Soul legend … Etta James. Photograph: Eamonn Mccabe
Etta James was born in Los Angeles and spent some of the key years of her professional life in San Francisco and Chicago, but there have been few more convincing interpreters of
soul music associated with the southern states. Many of her classics were indeed cut in Muscle Shoals and Memphis, but it didn't really matter where she was standing at the time. In LA or the Windy City,
Etta could dig out the heart of a good song and present it raw, with the blood still running red. So this list of 10 personal favourite Etta James tracks contains a preponderance of deep-soul ballads with a southern accent.

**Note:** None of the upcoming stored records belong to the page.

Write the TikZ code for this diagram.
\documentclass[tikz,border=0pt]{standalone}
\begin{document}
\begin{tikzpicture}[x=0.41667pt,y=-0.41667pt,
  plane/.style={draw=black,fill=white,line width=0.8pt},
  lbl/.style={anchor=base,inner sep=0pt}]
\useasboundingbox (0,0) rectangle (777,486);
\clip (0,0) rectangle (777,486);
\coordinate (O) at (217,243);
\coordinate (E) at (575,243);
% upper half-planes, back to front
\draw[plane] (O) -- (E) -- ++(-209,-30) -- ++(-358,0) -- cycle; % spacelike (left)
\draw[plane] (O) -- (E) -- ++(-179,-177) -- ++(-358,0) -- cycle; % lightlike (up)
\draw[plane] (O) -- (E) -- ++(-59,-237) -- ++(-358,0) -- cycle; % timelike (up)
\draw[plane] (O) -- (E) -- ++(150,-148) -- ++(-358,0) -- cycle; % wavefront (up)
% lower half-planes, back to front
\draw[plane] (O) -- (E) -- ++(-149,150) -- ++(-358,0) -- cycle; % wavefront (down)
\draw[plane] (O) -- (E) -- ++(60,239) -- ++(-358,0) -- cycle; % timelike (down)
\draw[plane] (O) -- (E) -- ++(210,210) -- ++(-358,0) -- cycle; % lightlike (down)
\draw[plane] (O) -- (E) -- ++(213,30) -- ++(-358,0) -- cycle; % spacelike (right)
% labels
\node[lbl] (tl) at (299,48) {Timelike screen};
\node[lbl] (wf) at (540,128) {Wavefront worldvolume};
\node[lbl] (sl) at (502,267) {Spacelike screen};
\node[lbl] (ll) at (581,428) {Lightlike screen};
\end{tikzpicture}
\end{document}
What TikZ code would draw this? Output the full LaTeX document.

1. Let's Burn Down the Cornfield (1974)
Etta turns
Randy Newman's great song into an epic portrait of sexual conspiracy. Gabriel Meckler's restrained production sets her suplhurous voice against Lowell George's slide guitar, which takes centre-stage for a piercing solo that ends with a gorgeous dying fall. From the album
Come a Little Closer.
Co-written by Billy Sherrill, produced by Rick Hall at the Fame studios in Muscle Shoals, this is a piece of prime late-60s Memphis soul: a black singer taking a country song and turning it inside out. Etta meets a man at a party, and they take a shine to each other. They drink and talk. He puts his hand on hers. Come away with me, he says. Then she looks into his soft brown eyes, and sees the reflection of her wedding ring. "I was almost persuaded …" One of her finest 45s.

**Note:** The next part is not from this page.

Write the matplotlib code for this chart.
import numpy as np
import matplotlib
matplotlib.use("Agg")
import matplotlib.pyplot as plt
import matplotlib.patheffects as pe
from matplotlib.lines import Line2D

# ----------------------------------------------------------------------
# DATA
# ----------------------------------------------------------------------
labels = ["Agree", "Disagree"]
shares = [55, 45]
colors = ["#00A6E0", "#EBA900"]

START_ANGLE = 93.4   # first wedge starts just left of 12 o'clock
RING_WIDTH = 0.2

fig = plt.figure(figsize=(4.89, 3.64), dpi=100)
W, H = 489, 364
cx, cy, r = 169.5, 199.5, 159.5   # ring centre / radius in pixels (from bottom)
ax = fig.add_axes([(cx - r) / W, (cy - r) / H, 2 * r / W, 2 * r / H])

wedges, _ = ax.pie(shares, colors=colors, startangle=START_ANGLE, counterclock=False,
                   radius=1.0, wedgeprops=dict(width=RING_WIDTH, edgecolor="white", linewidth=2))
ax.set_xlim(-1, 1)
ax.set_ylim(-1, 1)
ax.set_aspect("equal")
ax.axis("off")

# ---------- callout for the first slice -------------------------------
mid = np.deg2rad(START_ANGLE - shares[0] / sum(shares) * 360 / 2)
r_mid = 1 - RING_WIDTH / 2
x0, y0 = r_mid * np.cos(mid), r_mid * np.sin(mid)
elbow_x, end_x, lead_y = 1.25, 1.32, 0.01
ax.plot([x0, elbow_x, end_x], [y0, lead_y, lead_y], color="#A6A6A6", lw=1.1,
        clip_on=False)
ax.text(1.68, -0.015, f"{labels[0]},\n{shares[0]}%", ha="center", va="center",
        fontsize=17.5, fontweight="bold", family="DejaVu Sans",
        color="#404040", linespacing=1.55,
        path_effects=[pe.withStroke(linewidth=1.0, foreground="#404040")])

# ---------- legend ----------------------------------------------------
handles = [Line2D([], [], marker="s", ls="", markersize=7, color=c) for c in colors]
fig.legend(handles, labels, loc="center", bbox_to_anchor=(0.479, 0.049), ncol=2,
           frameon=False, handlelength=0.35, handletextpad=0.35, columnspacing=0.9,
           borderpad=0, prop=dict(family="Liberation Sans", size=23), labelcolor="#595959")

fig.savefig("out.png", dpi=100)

Another country song taken for a walk through the shadows on the other side of town. This one is by Barbara Wyrick and Steve Bogard, and comes from the album
Seven Year Itch, its title referring to her prolonged absence from the recording scene. Produced by Barry Beckett in Muscle Shoals, it features Reggie Young's guitar. Etta could shout the blues with the best of them, but she could also under-sing when necessary, and she pitches this one perfectly. Impossible to play just once.
A playful slice of pre-Beatles black pop, co-written (with Roquel Davis) by Tony Clark, a Northern Soul hero ("Ain't Love Good Ain't Love Proud", "Landslide", "The Entertainer"). "Pushover" itself was an early favourite with that audience, and demonstrates Etta's versatility.
In her 1995 autobiography,
Rage to Survive, Etta wrote that she heard an early version of this song from its writer, her friend Ellington Jordan, before helping him to complete it. Recorded with Rick Hall at FAME, it ended up on the B-side of "Tell Mama". A year later Christine Perfect sang it with Fleetwood Mac, paving the way for
countless cover versions. The original is still the greatest, by a country mile.
Bob Montgomery, Buddy Holly's songwriting partner, wrote this yearning ballad in 1966 for Brenda Lee, who wasn't interested. Ten years later Dorothy Moore gave it the soul treatment and had a huge worldwide hit. This heartfelt version comes from
The Dreamer, Etta's final album, sensitively produced by her sons Donto and Sametto – long a part of her road band, on drums and bass respectively – to minimise the limitations of a voice losing its range and flexibility but none of its intelligence and interpretive power. "Listen to me good," she urges.
After her initial run of hits dried up, Etta signed with the Chess brothers in Chicago. This wailing duet with Harvey Fuqua takes its place in a tradition running from Brook Benton and Dinah Washington to Marvin Gaye and Tammi Terrell.
Tom Jans was a folk singer from southern California who toured and recorded with Mimi Farina, Joan Baez's sister, and died of an overdose in 1984, aged 35, a year after a serious motorbike crash. He left this wonderful song, which exists in powerful versions by Elvis Presley and Millie Jackson but also drew the best out of Etta, even though she insists on changing "Looking back and longing for the freedom of my chains" – the key line – to "Looking back and hoping for the freedom of my chains".
Written by
Dan Penn and Spooner Oldham, in the grand tradition of their majestic country-soul ballads ("Out of Left Field", "Dark End of the Street" and so on). Produced by Rick Hall and released as the B-side of Etta's cover of Sonny and Cher's "I Got You, Babe".
10. In the Evening (2011)
Another track from
The Dreamer, this stately and perfectly understated version of the old Ray Charles song goes deep into Etta's heritage, with an excellent band purring through the altered 12-bar changes as she meditates on the most basic verities of the blues: in the evening, when the sun goes down, and your good lover is not around … No more to be said.